TASK DESCRIPTION:
Type out the complete listing below word for word, without its pictures.

•••

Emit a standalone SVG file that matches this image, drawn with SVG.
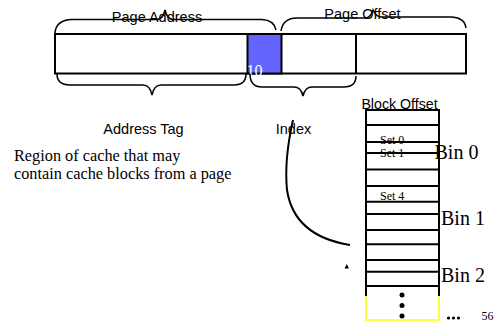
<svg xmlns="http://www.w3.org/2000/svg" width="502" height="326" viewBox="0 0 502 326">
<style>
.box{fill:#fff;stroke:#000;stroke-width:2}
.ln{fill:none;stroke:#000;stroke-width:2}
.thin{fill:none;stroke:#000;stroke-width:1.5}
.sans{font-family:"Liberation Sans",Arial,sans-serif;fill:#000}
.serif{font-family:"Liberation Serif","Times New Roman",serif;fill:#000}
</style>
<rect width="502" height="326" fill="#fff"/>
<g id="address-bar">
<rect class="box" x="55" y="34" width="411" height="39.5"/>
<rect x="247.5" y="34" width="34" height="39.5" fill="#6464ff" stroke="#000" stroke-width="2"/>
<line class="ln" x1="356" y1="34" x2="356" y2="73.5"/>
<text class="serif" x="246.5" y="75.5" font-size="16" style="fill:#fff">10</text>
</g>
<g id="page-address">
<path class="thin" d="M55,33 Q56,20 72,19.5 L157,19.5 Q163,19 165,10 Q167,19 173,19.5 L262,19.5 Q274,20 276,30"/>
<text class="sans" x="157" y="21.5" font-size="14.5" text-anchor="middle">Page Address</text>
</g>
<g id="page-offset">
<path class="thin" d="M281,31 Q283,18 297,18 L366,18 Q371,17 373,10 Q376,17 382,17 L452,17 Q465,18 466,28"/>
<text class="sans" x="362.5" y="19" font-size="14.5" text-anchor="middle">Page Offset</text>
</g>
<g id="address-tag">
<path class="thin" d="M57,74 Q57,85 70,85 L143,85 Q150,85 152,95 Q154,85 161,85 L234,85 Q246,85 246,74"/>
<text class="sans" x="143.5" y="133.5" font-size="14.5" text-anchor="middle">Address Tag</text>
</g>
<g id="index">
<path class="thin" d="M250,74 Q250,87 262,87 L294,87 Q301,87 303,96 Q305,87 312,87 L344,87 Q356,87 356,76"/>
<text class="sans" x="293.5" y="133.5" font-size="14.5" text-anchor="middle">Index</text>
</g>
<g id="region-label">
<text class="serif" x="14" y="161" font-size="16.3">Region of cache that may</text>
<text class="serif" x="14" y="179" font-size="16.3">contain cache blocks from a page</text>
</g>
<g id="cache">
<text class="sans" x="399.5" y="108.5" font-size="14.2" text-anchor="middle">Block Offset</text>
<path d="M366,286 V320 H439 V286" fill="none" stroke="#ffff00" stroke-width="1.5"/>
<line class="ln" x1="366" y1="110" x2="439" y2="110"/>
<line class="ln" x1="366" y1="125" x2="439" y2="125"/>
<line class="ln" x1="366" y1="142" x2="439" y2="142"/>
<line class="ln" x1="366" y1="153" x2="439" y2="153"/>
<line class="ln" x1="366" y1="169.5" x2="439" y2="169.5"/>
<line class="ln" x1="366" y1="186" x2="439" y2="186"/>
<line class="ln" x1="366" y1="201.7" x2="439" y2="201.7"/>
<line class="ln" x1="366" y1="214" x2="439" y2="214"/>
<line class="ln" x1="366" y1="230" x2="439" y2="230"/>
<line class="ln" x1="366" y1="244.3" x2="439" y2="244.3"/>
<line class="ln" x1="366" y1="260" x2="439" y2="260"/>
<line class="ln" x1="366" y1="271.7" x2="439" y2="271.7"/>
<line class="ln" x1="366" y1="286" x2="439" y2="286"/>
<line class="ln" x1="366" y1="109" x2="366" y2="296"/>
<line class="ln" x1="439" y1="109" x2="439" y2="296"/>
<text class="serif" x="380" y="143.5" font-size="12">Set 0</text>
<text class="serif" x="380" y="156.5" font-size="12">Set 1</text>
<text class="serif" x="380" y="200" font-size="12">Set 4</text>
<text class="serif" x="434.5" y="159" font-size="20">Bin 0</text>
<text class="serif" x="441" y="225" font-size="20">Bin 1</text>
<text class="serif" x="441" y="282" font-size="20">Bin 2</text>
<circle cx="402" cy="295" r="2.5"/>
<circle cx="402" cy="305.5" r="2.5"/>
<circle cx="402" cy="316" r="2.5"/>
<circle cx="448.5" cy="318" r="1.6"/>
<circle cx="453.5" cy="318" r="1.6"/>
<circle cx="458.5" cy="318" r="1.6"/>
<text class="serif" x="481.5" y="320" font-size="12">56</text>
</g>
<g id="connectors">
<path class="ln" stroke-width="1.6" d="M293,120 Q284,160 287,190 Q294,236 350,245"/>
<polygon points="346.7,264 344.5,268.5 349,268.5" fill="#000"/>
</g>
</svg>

•••

ANSWER FOR THE TASK:
Emit a standalone SVG file that matches this image, drawn with SVG.
<svg xmlns="http://www.w3.org/2000/svg" width="502" height="326" viewBox="0 0 502 326">
<style>
.box{fill:#fff;stroke:#000;stroke-width:2}
.ln{fill:none;stroke:#000;stroke-width:2}
.thin{fill:none;stroke:#000;stroke-width:1.5}
.sans{font-family:"Liberation Sans",Arial,sans-serif;fill:#000}
.serif{font-family:"Liberation Serif","Times New Roman",serif;fill:#000}
</style>
<rect width="502" height="326" fill="#fff"/>
<g id="address-bar">
<rect class="box" x="55" y="34" width="411" height="39.5"/>
<rect x="247.5" y="34" width="34" height="39.5" fill="#6464ff" stroke="#000" stroke-width="2"/>
<line class="ln" x1="356" y1="34" x2="356" y2="73.5"/>
<text class="serif" x="246.5" y="75.5" font-size="16" style="fill:#fff">10</text>
</g>
<g id="page-address">
<path class="thin" d="M55,33 Q56,20 72,19.5 L157,19.5 Q163,19 165,10 Q167,19 173,19.5 L262,19.5 Q274,20 276,30"/>
<text class="sans" x="157" y="21.5" font-size="14.5" text-anchor="middle">Page Address</text>
</g>
<g id="page-offset">
<path class="thin" d="M281,31 Q283,18 297,18 L366,18 Q371,17 373,10 Q376,17 382,17 L452,17 Q465,18 466,28"/>
<text class="sans" x="362.5" y="19" font-size="14.5" text-anchor="middle">Page Offset</text>
</g>
<g id="address-tag">
<path class="thin" d="M57,74 Q57,85 70,85 L143,85 Q150,85 152,95 Q154,85 161,85 L234,85 Q246,85 246,74"/>
<text class="sans" x="143.5" y="133.5" font-size="14.5" text-anchor="middle">Address Tag</text>
</g>
<g id="index">
<path class="thin" d="M250,74 Q250,87 262,87 L294,87 Q301,87 303,96 Q305,87 312,87 L344,87 Q356,87 356,76"/>
<text class="sans" x="293.5" y="133.5" font-size="14.5" text-anchor="middle">Index</text>
</g>
<g id="region-label">
<text class="serif" x="14" y="161" font-size="16.3">Region of cache that may</text>
<text class="serif" x="14" y="179" font-size="16.3">contain cache blocks from a page</text>
</g>
<g id="cache">
<text class="sans" x="399.5" y="108.5" font-size="14.2" text-anchor="middle">Block Offset</text>
<path d="M366,286 V320 H439 V286" fill="none" stroke="#ffff00" stroke-width="1.5"/>
<line class="ln" x1="366" y1="110" x2="439" y2="110"/>
<line class="ln" x1="366" y1="125" x2="439" y2="125"/>
<line class="ln" x1="366" y1="142" x2="439" y2="142"/>
<line class="ln" x1="366" y1="153" x2="439" y2="153"/>
<line class="ln" x1="366" y1="169.5" x2="439" y2="169.5"/>
<line class="ln" x1="366" y1="186" x2="439" y2="186"/>
<line class="ln" x1="366" y1="201.7" x2="439" y2="201.7"/>
<line class="ln" x1="366" y1="214" x2="439" y2="214"/>
<line class="ln" x1="366" y1="230" x2="439" y2="230"/>
<line class="ln" x1="366" y1="244.3" x2="439" y2="244.3"/>
<line class="ln" x1="366" y1="260" x2="439" y2="260"/>
<line class="ln" x1="366" y1="271.7" x2="439" y2="271.7"/>
<line class="ln" x1="366" y1="286" x2="439" y2="286"/>
<line class="ln" x1="366" y1="109" x2="366" y2="296"/>
<line class="ln" x1="439" y1="109" x2="439" y2="296"/>
<text class="serif" x="380" y="143.5" font-size="12">Set 0</text>
<text class="serif" x="380" y="156.5" font-size="12">Set 1</text>
<text class="serif" x="380" y="200" font-size="12">Set 4</text>
<text class="serif" x="434.5" y="159" font-size="20">Bin 0</text>
<text class="serif" x="441" y="225" font-size="20">Bin 1</text>
<text class="serif" x="441" y="282" font-size="20">Bin 2</text>
<circle cx="402" cy="295" r="2.5"/>
<circle cx="402" cy="305.5" r="2.5"/>
<circle cx="402" cy="316" r="2.5"/>
<circle cx="448.5" cy="318" r="1.6"/>
<circle cx="453.5" cy="318" r="1.6"/>
<circle cx="458.5" cy="318" r="1.6"/>
<text class="serif" x="481.5" y="320" font-size="12">56</text>
</g>
<g id="connectors">
<path class="ln" stroke-width="1.6" d="M293,120 Q284,160 287,190 Q294,236 350,245"/>
<polygon points="346.7,264 344.5,268.5 349,268.5" fill="#000"/>
</g>
</svg>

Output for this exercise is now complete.